Apesar de todas essas crueldades, os pacientes ainda sentiam empatia, por exemplo, quando estava muito frio eles dividiam grupos, faziam uma roda e colocavam no centro quem estava sentindo mais frio e aqueciam essa pessoa.

Os internados acordavam por volta das 5h da manhã e eram enviados para os pátios, onde ficavam até às 19h todos os dias, não importa se estivesse fazendo muito frio ou muito calor. A alimentação era precária, o que acabou resultando em desnutrição e doenças em vários dos pacientes. Em ato de desespero algumas pessoas comeram ratos e pombos vivos. Eles não tinham privacidade e até 1979 eles faziam suas necessidades na frente de todos.

III

O manicômio chegou a ter 5.000 ao mesmo tempo, sendo que sua capacidade original era de 200 pacientes. Nos períodos de maior lotação, 16 pessoas morriam todos os dias. Ninguém denunciou os acontecimentos. Os médicos viam as atrocidades cometidas e apenas repetiam os atos.

Daniela Arbex conta que encontrou registros de venda de 1.853 corpos, entre 1969 e 1980, para faculdades de medicina. Atualizando para hoje, eles faturaram em torno de 600 mil reais com as vendas de corpos. Quando a venda diminuiu, os funcionários passaram a decompor os cadáveres com ácido no pátio, diante dos próprios pacientes.

Em 1961, o fotografo Luiz Alfredo, da revista O Cruzeiro, foi até o local e presenciou vários dos acontecimentos citados. Ele conseguiu fotografar o estado desumano em que os pacientes se encontravam.

IV

Milhares de mulheres e homens sujos, de cabelos desgrenhado e corpos esquálidos cercaram os jornalistas. (…) Os homens vestiam uniformes esfarrapados, tinham as cabeças raspadas e pés descalços. Muitos, porém, estavam nus. Luiz Alfredo viu um deles se agachar e beber água do esgoto que jorrava sobre o pátio. Nas banheiras coletivas haviam fezes e urina no lugar de água. Ainda no pátio, ele presenciou o momento em que carnes eram cortadas no chão. O cheiro era detestável, assim como o ambiente.

Esse é um trecho do livro-reportagem Holocausto Brasileiro, em que Luiz Alfredo relata o que viu ao pisar os pés no manicômio.

Apenas em 1979, quando a reforma psiquiátrica ganhou força em Minas Gerais, as atrocidades começaram a diminuir. Durante a década de 1980 o hospital foi fechado, e poucos dos sobreviventes foram transferidos para abrigos de melhores condições e passaram a receber indenização do Estado. Ninguém foi punido pelo genocídio.

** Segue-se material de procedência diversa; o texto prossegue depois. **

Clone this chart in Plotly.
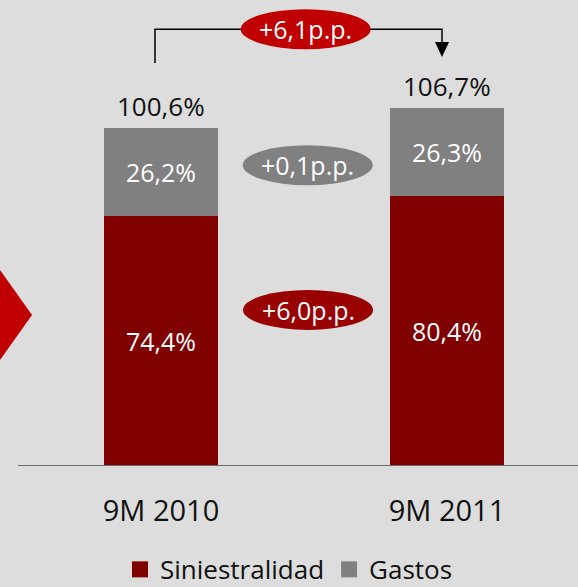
import plotly.graph_objects as go

# ── Data ──────────────────────────────────────────────────────────────────────
periods = ["9M 2010", "9M 2011"]
siniestralidad = [74.4, 80.4]
gastos = [26.2, 26.3]

series_names = ["Siniestralidad", "Gastos"]
series_colors = ["#800000", "#808080"]

totals = [round(s + g, 1) for s, g in zip(siniestralidad, gastos)]
delta_total = round(totals[1] - totals[0], 1)
delta_gastos = round(gastos[1] - gastos[0], 1)
delta_sin = round(siniestralidad[1] - siniestralidad[0], 1)


def es_num(v):
    return f"{v:.1f}".replace(".", ",")


def es_pct(v):
    return es_num(v) + "%"


def es_pp(v):
    return "+" + es_num(v) + "p.p."


FONT = "Open Sans, sans-serif"
BG = "#dddddd"

x_idx = list(range(len(periods)))

fig = go.Figure()

# stacked bars
for vals, name, col in zip([siniestralidad, gastos], series_names, series_colors):
    fig.add_trace(go.Bar(
        x=x_idx, y=vals, name=name,
        marker=dict(color=col, line=dict(width=0)),
        width=0.4, showlegend=False,
        text=[es_pct(v) for v in vals],
        textposition="inside", insidetextanchor="middle",
        textfont=dict(family=FONT, size=25, color="white"),
    ))

# legend proxies (bigger square swatches than plotly's bar legend)
for name, col in zip(series_names, series_colors):
    fig.add_trace(go.Scatter(
        x=[None], y=[None], mode="markers", name=name,
        marker=dict(symbol="square", size=18, color=col),
    ))

annotations = []
shapes = []

# totals above the bars
for xi, t in zip(x_idx, totals):
    annotations.append(dict(
        x=xi, y=t, text=es_pct(t), showarrow=False,
        yanchor="bottom", yshift=2,
        font=dict(family=FONT, size=26, color="#111111"),
    ))

# delta bubbles: (x, y, text, colour)
bubbles = [
    (0.506, 130.1, es_pp(delta_total), "#c00000"),
    (0.513, 89.6, es_pp(delta_gastos), "#808080"),
    (0.514, 46.5, es_pp(delta_sin), "#990000"),
]
for bx, by, txt, col in bubbles:
    shapes.append(dict(
        type="circle", xref="x", yref="y",
        xsizemode="pixel", ysizemode="pixel",
        xanchor=bx, yanchor=by,
        x0=-65, x1=65, y0=-20, y1=20,
        fillcolor=col, line=dict(width=0), layer="above",
    ))
    annotations.append(dict(
        x=bx, y=by, text=txt, showarrow=False,
        font=dict(family=FONT, size=25, color="white"),
    ))

# bracket connecting the totals, with arrow head
bx0, bx1 = -0.021, 0.9825
shapes.append(dict(
    type="path", xref="x", yref="y",
    path=f"M {bx0},120.0 L {bx0},130.1 L {bx1},130.1 L {bx1},126.3",
    line=dict(color="#000000", width=1.5), layer="below",
))
shapes.append(dict(
    type="path", xref="x", yref="y",
    path=f"M {bx1 - 0.0245},126.3 L {bx1 + 0.0245},126.3 L {bx1},121.8 Z",
    fillcolor="#000000", line=dict(width=0),
))

# baseline
shapes.append(dict(
    type="line", xref="paper", yref="y",
    x0=18 / 578, x1=1, y0=0, y1=0,
    line=dict(color="#6b6b6b", width=2),
))

# red chevron on the left edge
shapes.append(dict(
    type="path", xref="paper", yref="paper",
    path="M 0,0.4206 L 0.0554,0.324 L 0,0.2275 Z",
    fillcolor="#c00000", line=dict(width=0),
))

fig.update_layout(
    width=578, height=587,
    barmode="stack",
    paper_bgcolor=BG, plot_bgcolor=BG,
    margin=dict(l=0, r=0, t=0, b=121, autoexpand=False),
    font=dict(family=FONT, color="#111111"),
    xaxis=dict(
        range=[-0.5629, 1.458],
        tickmode="array", tickvals=x_idx, ticktext=periods,
        tickfont=dict(family=FONT, size=29, color="#111111"),
        ticks="outside", ticklen=19, tickcolor="rgba(0,0,0,0)",
        showgrid=False, zeroline=False, showline=False, fixedrange=True,
    ),
    yaxis=dict(
        range=[0, 138.8], visible=False, showgrid=False, zeroline=False,
        fixedrange=True,
    ),
    legend=dict(
        orientation="h", x=0.5, xanchor="center",
        y=-0.222, yanchor="middle", traceorder="normal",
        font=dict(family=FONT, size=26, color="#111111"),
        bgcolor="rgba(0,0,0,0)", itemwidth=30,
    ),
    shapes=shapes,
    annotations=annotations,
    showlegend=True,
)

fig.write_html("out.html", config={"displayModeBar": False},
               post_script="document.body.style.margin='0';")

Em 1979, o jornalista Hiram Firmino publicou diversas postagens intituladas “Nos Porões Da Loucura”, que falavam sobre o que se passava no Hospital Colônia. Já em 1979, um documentário chamado “Em Nome Da Razão”, dirigido por Helvécio Ratton, também falava sobre o que se passava no manicômio.

V
Todas as fotos utilizadas foram tiradas por Luiz Alfredo, em 1961, durante a sua visita ao Hospital Colônia.